Inspiration or plagiarism? A warning to artists and to art dealers

Walking in Milan during the Art Week you probably come up against the Venice gate’s bastions wholly wrapped up with hundreds of hessian fabrics.
The mind will go to Christo who, since the later sixties, wrap up famous monuments around the world.
However, the author of the packing, in this case, is Ibrahim Mahama, a young artist from Ghana who has realised this installation site specific for the Nicola Trussardi Foundation.

The occasion is good to reflect on what it is protectable and on what it is plagiarism.

In fact, someone might ask if Mahama’s work is plagiarism of Christo’s work.
The answer should be negative. According to fundamental principles expressed several times by jurisprudence, ideas, even if equal, can be differently represented and they are not under the copyright law protection.

Then the question should be when there is just inspiration and when there is plagiarism instead.
Interesting to mention is an Italian Supreme Court decision[1] about the case Vedova-De Lutti.

The Court confirmed his line: there is no plagiarism when the artworks convey a different meaning, even if they originate from the same idea or inspiration.
Uniquely the extremely personal interpretation is legally protected, and a work of art is plagiarised in those situations in which ideas are essentially represented identically.

In the case Vedova-De Lutti the Court analysis focused on spatial and chromatic details and proportions, finding that they appeared simplified from Vedova’s but that the technique was fundamentally the same, with repetition of stylistic modules without any different artistic meaning.

This decision is significant also with regards to the art gallery’s liability for damages.
The  Italian Supreme Court held that plagiarism is committed not only by those who create the contested artwork but also by who take part in marketing it.

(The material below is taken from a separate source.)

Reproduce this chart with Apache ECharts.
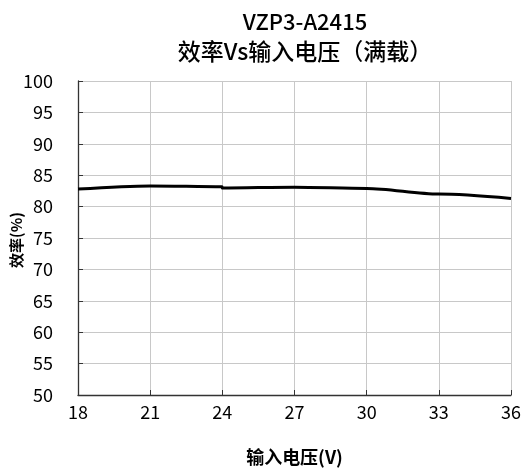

In the mentioned case, the claimed paintings by the artist De Lutti constituted plagiarism, and an art gallery used these paintings as promotional material in addition to being offered for sale.

The Court judged the gallery jointly liable as a failure of due diligence according to the Italian Civile Code rule[2] which states that diligence in a professional context will be evaluated in consideration of the nature of the activity carried out.

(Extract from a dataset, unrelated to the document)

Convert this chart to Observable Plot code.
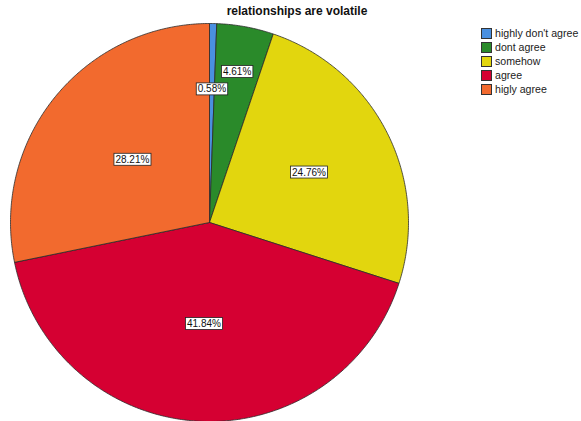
<!DOCTYPE html>
<html>
<head>
<meta charset="utf-8">
<script src="https://cdn.jsdelivr.net/npm/d3@7"></script>
<script src="https://cdn.jsdelivr.net/npm/@observablehq/plot@0.6"></script>
<style>
  html, body { margin: 0; padding: 0; background: #fff; }
  #wrap { position: relative; width: 581px; height: 421px; overflow: hidden; font-family: "Liberation Sans", Arial, sans-serif; }
  #legend { position: absolute; left: 481px; top: 26px; }
  #legend .lg-row { display: flex; align-items: center; height: 14px; font-size: 10.6px; color: #222; white-space: nowrap; }
  #legend svg { margin-right: 3px; }
</style>
</head>
<body>
<div id="wrap"></div>
<script>
// ---- data ----
const title = "relationships are volatile";
const categories = ["highly don't agree", "dont agree", "somehow", "agree", "higly agree"];
const percents = [0.58, 4.61, 24.76, 41.84, 28.21];
const colors = ["#4a90e0", "#2a8a2a", "#e2d60e", "#d50032", "#f26a2e"];
// label distance from centre (fraction of radius), layout only
const labelRadius = [0.67, 0.77, 0.56, 0.51, 0.5];

// ---- layout ----
const W = 581, H = 421, cx = 209, cy = 222, R = 199;

// ---- build slice polygons from the data ----
const pie = d3.pie().sort(null).value(d => d)(percents);
const polyRows = [];
const labels = [];
pie.forEach((p, i) => {
  const cat = categories[i];
  polyRows.push({cat, u: 0, v: 0});
  const steps = Math.max(2, Math.ceil((p.endAngle - p.startAngle) / (Math.PI / 360)));
  for (let k = 0; k <= steps; k++) {
    const a = p.startAngle + (p.endAngle - p.startAngle) * k / steps;
    polyRows.push({cat, u: Math.sin(a), v: Math.cos(a)});
  }
  polyRows.push({cat, u: 0, v: 0});
  const mid = (p.startAngle + p.endAngle) / 2;
  labels.push({cat, u: labelRadius[i] * Math.sin(mid), v: labelRadius[i] * Math.cos(mid), text: percents[i].toFixed(2) + "%"});
});

const chart = Plot.plot({
  width: W, height: H, margin: 0,
  style: {fontFamily: "'Liberation Sans', Arial, sans-serif", background: "#fff"},
  x: {domain: [-cx / R, (W - cx) / R], range: [0, W], axis: null},
  y: {domain: [cy / R, (cy - H) / R], range: [0, H], axis: null},
  color: {domain: categories, range: colors},
  marks: [
    Plot.line(polyRows, {x: "u", y: "v", z: "cat", fill: "cat", stroke: "#2b2b2b", strokeWidth: 0.8, strokeLinejoin: "miter", curve: "linear"}),
    Plot.text(labels, {x: "u", y: "v", text: "text", fontSize: 10, fill: "#111", className: "pie-labels"}),
    Plot.text([title], {frameAnchor: "top", dx: 6, dy: 6, lineAnchor: "top", fontWeight: "bold", fontSize: 12, fill: "#111"})
  ]
});
document.getElementById("wrap").appendChild(chart);

// white boxes behind the labels
document.querySelectorAll("g.pie-labels text").forEach(t => {
  const b = t.getBBox();
  const r = document.createElementNS("http://www.w3.org/2000/svg", "rect");
  r.setAttribute("x", b.x - 1.5);
  r.setAttribute("y", b.y - 0.5);
  r.setAttribute("width", b.width + 3);
  r.setAttribute("height", b.height + 1);
  r.setAttribute("fill", "#fff");
  r.setAttribute("stroke", "#222");
  r.setAttribute("stroke-width", 0.8);
  if (t.getAttribute("transform")) r.setAttribute("transform", t.getAttribute("transform"));
  t.parentNode.insertBefore(r, t);
});

// legend (swatches drawn with Plot's colour scale)
const color = chart.scale("color");
const lg = document.createElement("div");
lg.id = "legend";
categories.forEach(c => {
  const row = document.createElement("div");
  row.className = "lg-row";
  row.innerHTML = `<svg width="11" height="11"><rect x="0.5" y="0.5" width="10" height="10" fill="${color.apply(c)}" stroke="#333" stroke-width="1"></rect></svg><span>${c}</span>`;
  lg.appendChild(row);
});
document.getElementById("wrap").appendChild(lg);
</script>
</body>
</html>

In relation to experts in the art market, the rule imposes a “qualified diligence” to verify a work’s authenticity prior to engaging in commercial acts.
Moreover, good faith was not considered an adequate defense in these circumstances, as the mistake could have been avoided by using ordinary diligence for the sale of artworks.

In particular, art dealers must provide appropriate documentation regarding authenticity or provenance and check whether the works are plagiarisms.
In the case at hand, the art operator should have paid attention to Emilio Vedova’s well-known artistic style, and to the fact that his works have original and recognisable traits within the informal abstract art movement.

This decision, in conclusion, raises questions as to the borders between inspiration and plagiarism and to the role of art dealers in commercialising controversial works.

In any case, art galleries should be prudent with their duties and prudent of the artworks they include in their promotional material, as this could be used as evidence of collaboration in a plagiarism case.